SUPPLIED DATA =
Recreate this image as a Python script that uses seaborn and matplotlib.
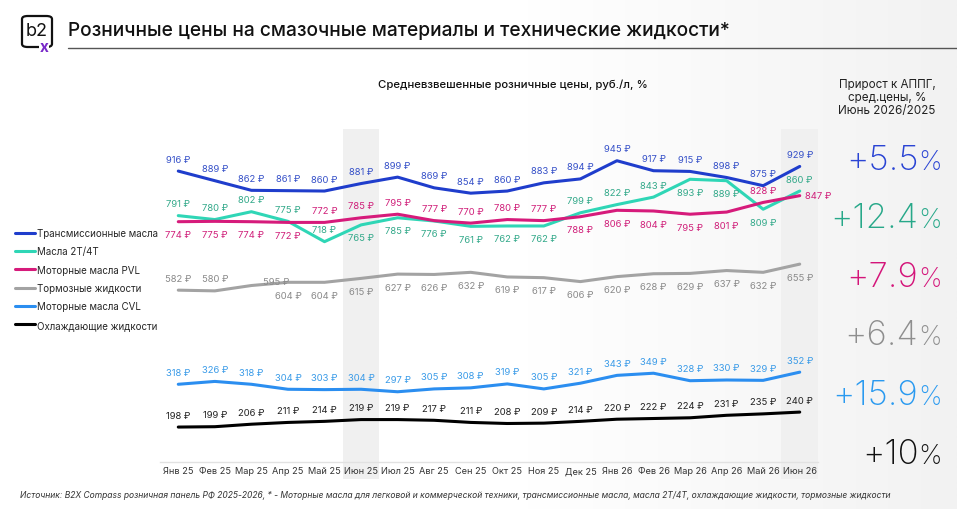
import numpy as np
import pandas as pd
import seaborn as sns
import matplotlib.pyplot as plt
from matplotlib.patches import FancyBboxPatch

# months on the x axis
months = ['Янв 25', 'Фев 25', 'Мар 25', 'Апр 25', 'Май 25', 'Июн 25', 'Июл 25', 'Авг 25', 'Сен 25',
          'Окт 25', 'Ноя 25', 'Дек 25', 'Янв 26', 'Фев 26', 'Мар 26', 'Апр 26', 'Май 26', 'Июн 26']

series_names = ['Трансмиссионные масла', 'Масла 2T/4T', 'Моторные масла PVL',
                'Тормозные жидкости', 'Моторные масла CVL', 'Охлаждающие жидкости']

transmission = [916, 889, 862, 861, 860, 881, 899, 869, 854, 860, 883, 894, 945, 917, 915, 898, 875, 929]
oil_2t4t = [791, 780, 802, 775, 718, 765, 785, 776, 761, 762, 762, 799, 822, 843, 893, 889, 809, 860]
motor_pvl = [774, 775, 774, 772, 772, 785, 795, 777, 770, 780, 777, 788, 806, 804, 795, 801, 828, 847]
brake = [582, 580, 595, 604, 604, 615, 627, 626, 632, 619, 617, 606, 620, 628, 629, 637, 632, 655]
motor_cvl = [318, 326, 318, 304, 303, 304, 297, 305, 308, 319, 305, 321, 343, 349, 328, 330, 329, 352]
coolant = [198, 199, 206, 211, 214, 219, 219, 217, 211, 208, 209, 214, 220, 222, 224, 231, 235, 240]

growth_numbers = ['+5.5', '+12.4', '+7.9', '+6.4', '+15.9', '+10']

values = [transmission, oil_2t4t, motor_pvl, brake, motor_cvl, coolant]

# styles
line_colors = ['#1f3dcc', '#2fd6b6', '#d61b7b', '#a3a3a3', '#2b8ef0', '#000000']
label_colors = ['#3550c8', '#33a98a', '#d0207a', '#8a8a8a', '#3a9be8', '#222222']
big_colors = ['#2a44d4', '#27a889', '#d4157a', '#8e8e8e', '#2a9af0', '#111111']
# label placement: a = above, b = below, r = right, s = shifted
label_side = [
    'aaaaaaaaaaaaaaaaaa',
    'aaaaabbbbbbaaabbba',
    'bbbbaaaaaaabbbbbar',
    'aasbbbbbbbbbbbbbbb',
    'aaaaaaaaaaaaaaaaaa',
    'aaaaaaaaaaaaaaaaaa',
]

sns.set_theme(style='white')
plt.rcParams['font.family'] = ['Inter', 'DejaVu Sans']

W, H = 957, 510
fig = plt.figure(figsize=(W / 100, H / 100), dpi=100)
fig.patch.set_facecolor('white')

# faint grey gradient on the right side of the slide
bg = fig.add_axes([0, 0, 1, 1], zorder=-10)
grad = np.clip((np.linspace(0, 1, 400) - 0.55) / 0.45, 0, 1)[None, :]
bg.imshow(grad, cmap=plt.matplotlib.colors.LinearSegmentedColormap.from_list('g', ['#ffffff', '#f2f2f2']),
          aspect='auto', extent=[0, 1, 0, 1], vmin=0, vmax=1)
bg.axis('off')

ax = fig.add_axes([160 / W, 1 - 463 / H, 658 / W, 333 / H])
ax.set_facecolor('none')

rows = []
for name, vals in zip(series_names, values):
    for i, v in enumerate(vals):
        rows.append({'idx': i, 'value': v, 'series': name})
df = pd.DataFrame(rows)

# highlighted months
for i in [5, 17]:
    ax.axvspan(i - 0.5, i + 0.5, ymin=-0.05, ymax=1, color='#f0f0f0', zorder=0, clip_on=False, lw=0)

sns.lineplot(data=df, x='idx', y='value', hue='series', hue_order=series_names,
             palette=dict(zip(series_names, line_colors)), linewidth=2.2, ax=ax, zorder=3)

ax.set_xlim(-0.5, 17.5)
ax.set_ylim(100, 1034)
ax.set_xticks(range(len(months)))
ax.set_xticklabels(months, fontsize=6.6, color='#333333')
ax.set_yticks([])
ax.set_xlabel('')
ax.set_ylabel('')
ax.tick_params(axis='x', length=0, pad=3)
for s in ['top', 'right', 'left']:
    ax.spines[s].set_visible(False)
ax.spines['bottom'].set_color('#e2e2e2')
ax.spines['bottom'].set_linewidth(1)

# data labels
for vals, sides, col in zip(values, label_side, label_colors):
    for i, (v, sd) in enumerate(zip(vals, sides)):
        ha = 'center'
        if sd == 'a':
            off = (0, 12)
        elif sd == 'b':
            off = (0, -13)
        elif sd == 'r':
            off = (5, 0)
            ha = 'left'
        else:
            off = (25, 4)
        ax.annotate(f'{v} ₽', (i, v), xytext=off, textcoords='offset pixels',
                    ha=ha, va='center', fontsize=6.8, color=col, zorder=5)

# legend on the left
handles, labels = ax.get_legend_handles_labels()
ax.get_legend().remove()
fig.legend(handles, labels, loc='upper left', bbox_to_anchor=(15 / W, 1 - 229 / H),
           frameon=False, fontsize=7.0, handlelength=2.1, handletextpad=0.2,
           labelspacing=0.86, borderpad=0, borderaxespad=0)

# title, logo, subtitle
fig.text(68 / W, 1 - 31 / H, 'Розничные цены на смазочные материалы и технические жидкости*',
         fontsize=13.8, fontweight='medium', color='#111111', va='center', ha='left')
fig.add_artist(plt.Line2D([68 / W, 1], [1 - 49 / H, 1 - 49 / H], color='#555555', lw=1))
fig.add_artist(FancyBboxPatch((22 / W, 1 - 48 / H), 30 / W, 31 / H,
                              boxstyle='round,pad=0,rounding_size=0.006', fill=False,
                              ec='#111111', lw=1.6, transform=fig.transFigure))
fig.text(37 / W, 1 - 31 / H, 'b2', fontsize=13, color='#111111', ha='center', va='center')
fig.text(44 / W, 1 - 47 / H, 'x', fontsize=11, color='#7a2bc9', fontweight='bold', ha='center',
         va='center', bbox=dict(fc='white', ec='none', pad=0.5))

fig.text(513 / W, 1 - 85 / H, 'Средневзвешенные розничные цены, руб./л, %', fontsize=8.2,
         fontweight='medium', color='#111111', ha='center', va='center')

fig.text(887 / W, 1 - 98 / H, 'Прирост к АППГ,\nсред.цены, %\nИюнь 2026/2025', fontsize=8.4,
         color='#222222', ha='center', va='center', linespacing=1.15)

# growth numbers on the right
baselines = [170, 228, 287, 345, 405, 464]
pct_texts = []
for yb, col in zip(baselines, big_colors):
    pct_texts.append(fig.text(942 / W, 1 - yb / H, '%', fontsize=19, color=col, ha='right', va='baseline',
                              fontweight='light'))
fig.canvas.draw()
for t, num, yb, col in zip(pct_texts, growth_numbers, baselines, big_colors):
    x0 = t.get_window_extent().x0
    fig.text(x0 / W, 1 - yb / H, num, fontsize=25, color=col, ha='right', va='baseline', fontweight='light')

fig.text(20 / W, 1 - 496 / H,
         'Источник: B2X Compass розничная панель РФ 2025-2026, * - Моторные масла для легковой и коммерческой техники, '
         'трансмиссионные масла, масла 2T/4T, охлаждающие жидкости, тормозные жидкости',
         fontsize=6.1, style='italic', color='#333333', ha='left', va='center')

fig.savefig('out.png', dpi=100)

GOAL = Repeat the full listing above exactly, with no pictures in the copy.

REPLY TO THE TASK =
Recreate this image as a Python script that uses seaborn and matplotlib.
import numpy as np
import pandas as pd
import seaborn as sns
import matplotlib.pyplot as plt
from matplotlib.patches import FancyBboxPatch

# months on the x axis
months = ['Янв 25', 'Фев 25', 'Мар 25', 'Апр 25', 'Май 25', 'Июн 25', 'Июл 25', 'Авг 25', 'Сен 25',
          'Окт 25', 'Ноя 25', 'Дек 25', 'Янв 26', 'Фев 26', 'Мар 26', 'Апр 26', 'Май 26', 'Июн 26']

series_names = ['Трансмиссионные масла', 'Масла 2T/4T', 'Моторные масла PVL',
                'Тормозные жидкости', 'Моторные масла CVL', 'Охлаждающие жидкости']

transmission = [916, 889, 862, 861, 860, 881, 899, 869, 854, 860, 883, 894, 945, 917, 915, 898, 875, 929]
oil_2t4t = [791, 780, 802, 775, 718, 765, 785, 776, 761, 762, 762, 799, 822, 843, 893, 889, 809, 860]
motor_pvl = [774, 775, 774, 772, 772, 785, 795, 777, 770, 780, 777, 788, 806, 804, 795, 801, 828, 847]
brake = [582, 580, 595, 604, 604, 615, 627, 626, 632, 619, 617, 606, 620, 628, 629, 637, 632, 655]
motor_cvl = [318, 326, 318, 304, 303, 304, 297, 305, 308, 319, 305, 321, 343, 349, 328, 330, 329, 352]
coolant = [198, 199, 206, 211, 214, 219, 219, 217, 211, 208, 209, 214, 220, 222, 224, 231, 235, 240]

growth_numbers = ['+5.5', '+12.4', '+7.9', '+6.4', '+15.9', '+10']

values = [transmission, oil_2t4t, motor_pvl, brake, motor_cvl, coolant]

# styles
line_colors = ['#1f3dcc', '#2fd6b6', '#d61b7b', '#a3a3a3', '#2b8ef0', '#000000']
label_colors = ['#3550c8', '#33a98a', '#d0207a', '#8a8a8a', '#3a9be8', '#222222']
big_colors = ['#2a44d4', '#27a889', '#d4157a', '#8e8e8e', '#2a9af0', '#111111']
# label placement: a = above, b = below, r = right, s = shifted
label_side = [
    'aaaaaaaaaaaaaaaaaa',
    'aaaaabbbbbbaaabbba',
    'bbbbaaaaaaabbbbbar',
    'aasbbbbbbbbbbbbbbb',
    'aaaaaaaaaaaaaaaaaa',
    'aaaaaaaaaaaaaaaaaa',
]

sns.set_theme(style='white')
plt.rcParams['font.family'] = ['Inter', 'DejaVu Sans']

W, H = 957, 510
fig = plt.figure(figsize=(W / 100, H / 100), dpi=100)
fig.patch.set_facecolor('white')

# faint grey gradient on the right side of the slide
bg = fig.add_axes([0, 0, 1, 1], zorder=-10)
grad = np.clip((np.linspace(0, 1, 400) - 0.55) / 0.45, 0, 1)[None, :]
bg.imshow(grad, cmap=plt.matplotlib.colors.LinearSegmentedColormap.from_list('g', ['#ffffff', '#f2f2f2']),
          aspect='auto', extent=[0, 1, 0, 1], vmin=0, vmax=1)
bg.axis('off')

ax = fig.add_axes([160 / W, 1 - 463 / H, 658 / W, 333 / H])
ax.set_facecolor('none')

rows = []
for name, vals in zip(series_names, values):
    for i, v in enumerate(vals):
        rows.append({'idx': i, 'value': v, 'series': name})
df = pd.DataFrame(rows)

# highlighted months
for i in [5, 17]:
    ax.axvspan(i - 0.5, i + 0.5, ymin=-0.05, ymax=1, color='#f0f0f0', zorder=0, clip_on=False, lw=0)

sns.lineplot(data=df, x='idx', y='value', hue='series', hue_order=series_names,
             palette=dict(zip(series_names, line_colors)), linewidth=2.2, ax=ax, zorder=3)

ax.set_xlim(-0.5, 17.5)
ax.set_ylim(100, 1034)
ax.set_xticks(range(len(months)))
ax.set_xticklabels(months, fontsize=6.6, color='#333333')
ax.set_yticks([])
ax.set_xlabel('')
ax.set_ylabel('')
ax.tick_params(axis='x', length=0, pad=3)
for s in ['top', 'right', 'left']:
    ax.spines[s].set_visible(False)
ax.spines['bottom'].set_color('#e2e2e2')
ax.spines['bottom'].set_linewidth(1)

# data labels
for vals, sides, col in zip(values, label_side, label_colors):
    for i, (v, sd) in enumerate(zip(vals, sides)):
        ha = 'center'
        if sd == 'a':
            off = (0, 12)
        elif sd == 'b':
            off = (0, -13)
        elif sd == 'r':
            off = (5, 0)
            ha = 'left'
        else:
            off = (25, 4)
        ax.annotate(f'{v} ₽', (i, v), xytext=off, textcoords='offset pixels',
                    ha=ha, va='center', fontsize=6.8, color=col, zorder=5)

# legend on the left
handles, labels = ax.get_legend_handles_labels()
ax.get_legend().remove()
fig.legend(handles, labels, loc='upper left', bbox_to_anchor=(15 / W, 1 - 229 / H),
           frameon=False, fontsize=7.0, handlelength=2.1, handletextpad=0.2,
           labelspacing=0.86, borderpad=0, borderaxespad=0)

# title, logo, subtitle
fig.text(68 / W, 1 - 31 / H, 'Розничные цены на смазочные материалы и технические жидкости*',
         fontsize=13.8, fontweight='medium', color='#111111', va='center', ha='left')
fig.add_artist(plt.Line2D([68 / W, 1], [1 - 49 / H, 1 - 49 / H], color='#555555', lw=1))
fig.add_artist(FancyBboxPatch((22 / W, 1 - 48 / H), 30 / W, 31 / H,
                              boxstyle='round,pad=0,rounding_size=0.006', fill=False,
                              ec='#111111', lw=1.6, transform=fig.transFigure))
fig.text(37 / W, 1 - 31 / H, 'b2', fontsize=13, color='#111111', ha='center', va='center')
fig.text(44 / W, 1 - 47 / H, 'x', fontsize=11, color='#7a2bc9', fontweight='bold', ha='center',
         va='center', bbox=dict(fc='white', ec='none', pad=0.5))

fig.text(513 / W, 1 - 85 / H, 'Средневзвешенные розничные цены, руб./л, %', fontsize=8.2,
         fontweight='medium', color='#111111', ha='center', va='center')

fig.text(887 / W, 1 - 98 / H, 'Прирост к АППГ,\nсред.цены, %\nИюнь 2026/2025', fontsize=8.4,
         color='#222222', ha='center', va='center', linespacing=1.15)

# growth numbers on the right
baselines = [170, 228, 287, 345, 405, 464]
pct_texts = []
for yb, col in zip(baselines, big_colors):
    pct_texts.append(fig.text(942 / W, 1 - yb / H, '%', fontsize=19, color=col, ha='right', va='baseline',
                              fontweight='light'))
fig.canvas.draw()
for t, num, yb, col in zip(pct_texts, growth_numbers, baselines, big_colors):
    x0 = t.get_window_extent().x0
    fig.text(x0 / W, 1 - yb / H, num, fontsize=25, color=col, ha='right', va='baseline', fontweight='light')

fig.text(20 / W, 1 - 496 / H,
         'Источник: B2X Compass розничная панель РФ 2025-2026, * - Моторные масла для легковой и коммерческой техники, '
         'трансмиссионные масла, масла 2T/4T, охлаждающие жидкости, тормозные жидкости',
         fontsize=6.1, style='italic', color='#333333', ha='left', va='center')

fig.savefig('out.png', dpi=100)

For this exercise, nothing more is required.